This article was first published in the Financial Mail on 8 July 2021.

Reading corporate reports has always been a somewhat soul-destroying business. But the pressure on companies to demonstrate their environmental, social and governance (ESG) credentials is giving rise to longer and increasingly fragmented corporate disclosures that fail to provide a balanced account of impacts, and which are saturated in self-congratulatory platitudes.

The key to integrated reporting, for which SA is supposedly famed, is surely in the name. “Integrated” means “with various parts or aspects linked or co-ordinated”. Its synonyms include “consolidated”, “merged”, “fused” and “coherent”.

The International Integrated Reporting Framework (IIRF) is underpinned by seven guiding principles, including “connectivity of information” and “conciseness”, which most corporate reports fail to achieve.

For example, in addition to their extremely long integrated reports:

Much of the information in the integrated reports is repeated in the separate reports, often verbatim. But not all of it is, forcing you to read everything if you don’t want to miss anything. Sometimes, different reports contain different information about the same issue: Pick n Pay’s integrated, sustainable living and CDP (carbon disclosure) reports, for example, each provide different figures for the company’s greenhouse gas emissions in the same year.

As to the IIRF principle of “reliability and completeness”, while there is valuable data and information in these reports and a few references to negative impacts, most favour quantity over quality, and virtue-signalling over relevance and honesty.

Every company rates itself as having managed the pandemic in an “exemplary fashion”, being “absolutely committed to tackling climate change” and “caring deeply about inequality”, among many other highly impressive claims that are often quite obviously not the whole story.

But misrepresentations don’t seem to be challenged very often by the armies of ESG analysts that most asset managers tell you they employ. Whenever Just Share points out a serious misrepresentation in a company’s reports, it is clear from the response that we are the first to do so.

One example of many: Pick n Pay states in its reports that six of its 14 directors have “relevant climate change experience”. None of these directors’ biographies in the company’s reports refers to any such experience, and a thorough internet search didn’t reveal anything to support these claims either. When Just Share asked about this at Pick n Pay’s AGM, chair Gareth Ackerman didn’t even try to defend the claim, saying this was “a very good point, and if we are going to make a claim like that, we should be able to justify it”. Um, you think?

Global consultancy McKinsey’s “Social Responsibility Report 2020” is a 113-page missive on how the company has “delivered on its purpose to help create positive, enduring change in the world”. No doubt it’s done some of that, but it has also played a not insignificant role in some enduring negative changes, such as state capture (for which it has apologised and repaid hundreds of millions of rands) and the opioid epidemic in the US (it has agreed to pay $573m to resolve claims related to its work with OxyContin manufacturer Purdue Pharma). But not a word of this is mentioned in any of its last three such reports.
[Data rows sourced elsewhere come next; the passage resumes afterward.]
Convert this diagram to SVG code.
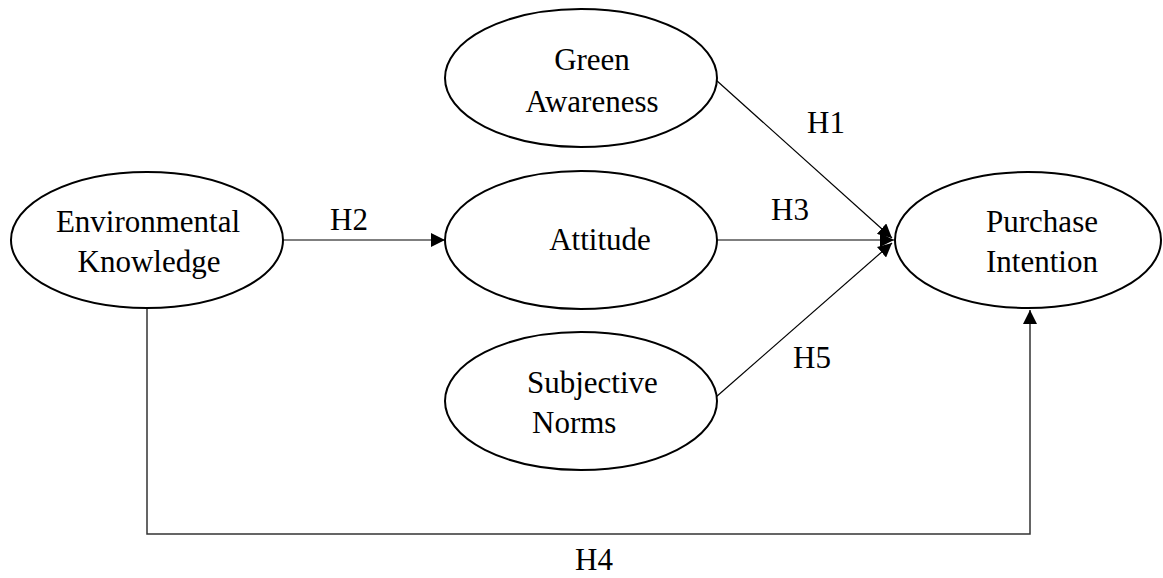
<svg xmlns="http://www.w3.org/2000/svg" width="1163" height="578" viewBox="0 0 1163 578">
<style>
.node{fill:#fff;stroke:#000;stroke-width:2}
.lbl{font-family:"Liberation Serif","Times New Roman",serif;font-size:31px;fill:#000}
.c{text-anchor:middle}
.edge{fill:none;stroke:#000;stroke-width:1.2}
</style>
<defs>
<marker id="arr" viewBox="0 0 14 14" refX="14" refY="7" markerWidth="14" markerHeight="14" markerUnits="userSpaceOnUse" orient="auto">
<path d="M0,0 L14,7 L0,14 Z" fill="#000"/>
</marker>
</defs>
<rect width="1163" height="578" fill="#fff"/>
<g id="connectors">
<line class="edge" x1="283" y1="240" x2="445" y2="240" marker-end="url(#arr)"/>
<line class="edge" x1="716" y1="240" x2="894" y2="240" marker-end="url(#arr)"/>
<line class="edge" x1="716" y1="80" x2="892" y2="238" marker-end="url(#arr)"/>
<line class="edge" x1="716" y1="397" x2="892" y2="243" marker-end="url(#arr)"/>
<polyline class="edge" points="147,308 147,534 1030,534 1030,310" style="stroke-width:1.5;stroke:#333" marker-end="url(#arr)"/>
<text class="lbl c" x="349" y="230">H2</text>
<text class="lbl c" x="826" y="133">H1</text>
<text class="lbl c" x="790" y="220">H3</text>
<text class="lbl c" x="812" y="368">H5</text>
<text class="lbl c" x="594" y="570">H4</text>
</g>
<g id="env">
<ellipse class="node" cx="147" cy="240" rx="136" ry="68"/>
<text class="lbl c" x="148" y="232">Environmental</text>
<text class="lbl c" x="149" y="272">Knowledge</text>
</g>
<g id="green">
<ellipse class="node" cx="581" cy="78" rx="136" ry="69"/>
<text class="lbl c" x="592" y="70">Green</text>
<text class="lbl c" x="592" y="112">Awareness</text>
</g>
<g id="attitude">
<ellipse class="node" cx="581" cy="240" rx="136" ry="69"/>
<text class="lbl c" x="600" y="250">Attitude</text>
</g>
<g id="subjective">
<ellipse class="node" cx="581" cy="401" rx="136" ry="69"/>
<text class="lbl" x="527" y="393">Subjective</text>
<text class="lbl" x="532" y="433">Norms</text>
</g>
<g id="purchase">
<ellipse class="node" cx="1028" cy="240" rx="133" ry="68"/>
<text class="lbl c" x="1042" y="232">Purchase</text>
<text class="lbl c" x="1042" y="272">Intention</text>
</g>
</svg>
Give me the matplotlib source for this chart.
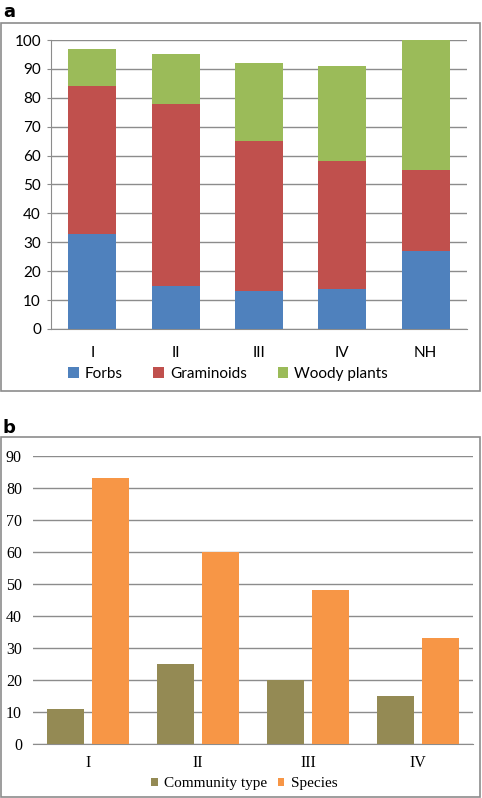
import matplotlib
matplotlib.use("Agg")
import matplotlib.pyplot as plt
from matplotlib.patches import Rectangle
import numpy as np

# Panel a data
cats_a = ["I", "II", "III", "IV", "NH"]
forbs = [33, 15, 13, 14, 27]
graminoids = [51, 63, 52, 44, 28]
woody = [13, 17, 27, 33, 45]
yticks_a = [0, 10, 20, 30, 40, 50, 60, 70, 80, 90, 100]

# Panel b data
cats_b = ["I", "II", "III", "IV"]
community = [11, 25, 20, 15]
species = [83, 60, 48, 33]
yticks_b = [0, 10, 20, 30, 40, 50, 60, 70, 80, 90]

W, H = 482, 798
fig = plt.figure(figsize=(W / 100, H / 100), dpi=100)

def fx(px):
    return px / W

def fy(py):
    return 1 - py / H

sans = "Lato"
serif = "Liberation Serif"

# frames
fig.patches.append(Rectangle((fx(1), fy(391)), fx(480) - fx(1), fy(23) - fy(391),
                             transform=fig.transFigure, fill=False, edgecolor="#8c8c8c", lw=1.2))
fig.patches.append(Rectangle((fx(1), fy(797)), fx(480) - fx(1), fy(437) - fy(797),
                             transform=fig.transFigure, fill=False, edgecolor="#8c8c8c", lw=1.2))
fig.text(fx(3), fy(12), "a", fontsize=13, fontweight="bold", va="center", ha="left", family="DejaVu Sans")
fig.text(fx(3), fy(428), "b", fontsize=13, fontweight="bold", va="center", ha="left", family="DejaVu Sans")

# Panel a
axa = fig.add_axes([fx(50.7), fy(329), fx(467.4) - fx(50.7), fy(40) - fy(329)])
x = np.arange(len(cats_a))
bw = 0.576
c_f, c_g, c_w = "#4F81BD", "#C0504D", "#9BBB59"
axa.bar(x, forbs, bw, color=c_f, label="Forbs", zorder=3)
axa.bar(x, graminoids, bw, bottom=forbs, color=c_g, label="Graminoids", zorder=3)
bot2 = [a + b for a, b in zip(forbs, graminoids)]
axa.bar(x, woody, bw, bottom=bot2, color=c_w, label="Woody plants", zorder=3)
axa.set_xlim(-0.5, len(cats_a) - 0.5)
axa.set_ylim(0, 100)
axa.set_yticks(yticks_a)
axa.yaxis.grid(True, color="#8c8c8c", lw=1.0, zorder=0)
axa.set_axisbelow(True)
for s in ["top", "right"]:
    axa.spines[s].set_visible(False)
axa.spines["left"].set_color("#8c8c8c")
axa.spines["bottom"].set_color("#8c8c8c")
axa.tick_params(axis="y", length=3, color="#8c8c8c", labelsize=11, pad=4)
axa.tick_params(axis="x", length=0, labelsize=11, pad=12)
axa.set_xticks(x)
axa.set_xticklabels(cats_a)
for lab in axa.get_xticklabels() + axa.get_yticklabels():
    lab.set_family(sans)
axa.legend(loc="center", bbox_to_anchor=(fx(228), fy(374)), bbox_transform=fig.transFigure,
           ncol=3, frameon=False, prop={"family": sans, "size": 11},
           handlelength=0.7, handleheight=0.7, handletextpad=0.4, columnspacing=2.0)

# Panel b
axb = fig.add_axes([fx(33), fy(744.3), fx(473) - fx(33), fy(455.7) - fy(744.3)])
xb = np.arange(len(cats_b))
bwb = 0.33
off = 0.205
axb.bar(xb - off, community, bwb, color="#948A54", label="Community type", zorder=3)
axb.bar(xb + off, species, bwb, color="#F79646", label="Species", zorder=3)
axb.set_xlim(-0.5, len(cats_b) - 0.5)
axb.set_ylim(0, 90)
axb.set_yticks(yticks_b)
axb.yaxis.grid(True, color="#8c8c8c", lw=1.0, zorder=0)
axb.set_axisbelow(True)
for s in ["top", "right", "left"]:
    axb.spines[s].set_visible(False)
axb.spines["bottom"].set_color("#8c8c8c")
axb.tick_params(axis="y", length=0, labelsize=11.5, pad=8)
axb.tick_params(axis="x", length=0, labelsize=11.5, pad=8)
axb.set_xticks(xb)
axb.set_xticklabels(cats_b)
for lab in axb.get_xticklabels() + axb.get_yticklabels():
    lab.set_family(serif)
axb.legend(loc="center", bbox_to_anchor=(fx(244), fy(784)), bbox_transform=fig.transFigure,
           ncol=2, frameon=False, prop={"family": serif, "size": 11},
           handlelength=0.45, handleheight=0.45, handletextpad=0.4, columnspacing=0.7)

fig.savefig("out.png", dpi=100)
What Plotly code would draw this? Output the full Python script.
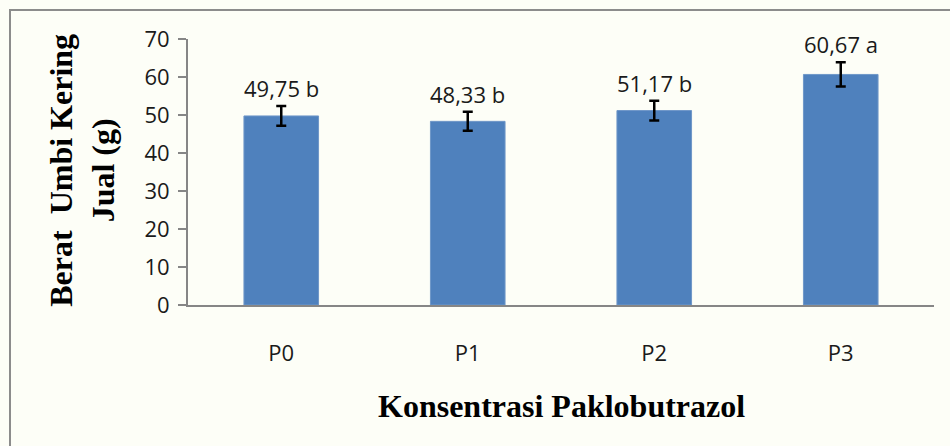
import plotly.graph_objects as go

categories = ["P0", "P1", "P2", "P3"]
values = [49.75, 48.33, 51.17, 60.67]
errors = [2.6, 2.5, 2.6, 3.2]
letters = ["b", "b", "b", "a"]
y_ticks = [0, 10, 20, 30, 40, 50, 60, 70]

labels = [f"{v:.2f}".replace(".", ",") + " " + l for v, l in zip(values, letters)]

fig = go.Figure()
fig.add_trace(go.Bar(
    x=categories, y=values,
    marker=dict(color="#4f81bd", line=dict(color="#6f97c8", width=1)),
    error_y=dict(type="data", array=errors, visible=True, color="black", thickness=2.5, width=5),
    width=0.4,
))

for c, v, e, t in zip(categories, values, errors, labels):
    fig.add_annotation(x=c, y=v + e, text=t, showarrow=False, yanchor="bottom", yshift=1,
                       font=dict(family="Open Sans", size=22, color="#1a1a1a"))

fig.add_annotation(xref="paper", yref="paper", x=0.5, y=-0.38, yanchor="middle", showarrow=False,
                   text="<b>Konsentrasi Paklobutrazol</b>",
                   font=dict(family="Liberation Serif", size=32, color="black"))
fig.add_annotation(xref="paper", yref="paper", x=-0.142, y=0.505, xanchor="center", yanchor="middle",
                   textangle=-90, showarrow=False,
                   text="<b>Berat  Umbi Kering<br>Jual (g)</b>", align="center",
                   font=dict(family="Liberation Serif", size=32, color="black"))

fig.add_shape(type="rect", xref="paper", yref="paper", x0=-0.2386, x1=1.1, y0=-0.6, y1=1.1089,
              line=dict(color="#8c8c8c", width=2), layer="below")

fig.update_layout(
    width=950, height=446,
    margin=dict(l=188, r=16, t=39, b=141),
    paper_bgcolor="#fdfef7", plot_bgcolor="rgba(0,0,0,0)",
    showlegend=False,
    xaxis=dict(showline=True, linecolor="#868686", linewidth=2, ticks="", showgrid=False,
               tickfont=dict(family="Open Sans", size=22, color="#1a1a1a"), ticklabelstandoff=28),
    yaxis=dict(range=[0, 70], tickvals=y_ticks, showline=True, linecolor="#868686", linewidth=2,
               ticks="outside", ticklen=8, tickcolor="#868686", tickwidth=2, showgrid=False, zeroline=False,
               tickfont=dict(family="Open Sans", size=22, color="#1a1a1a"), ticklabelstandoff=4),
)

fig.write_html("out.html", config={"displayModeBar": False},
               post_script="document.body.style.margin='0';document.body.style.background='#fdfef7';")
Of course companies should be able to showcase the value they create and the good they do. But the focus on ESG has escalated dramatically because of the negative impact of our economic system on people and the environment. The purpose of integrated reporting is to help stakeholders understand both sides of the story. If companies pretend they’ve already got everything covered, we will never be able to create the kind of sustainable future they all say they care so much about.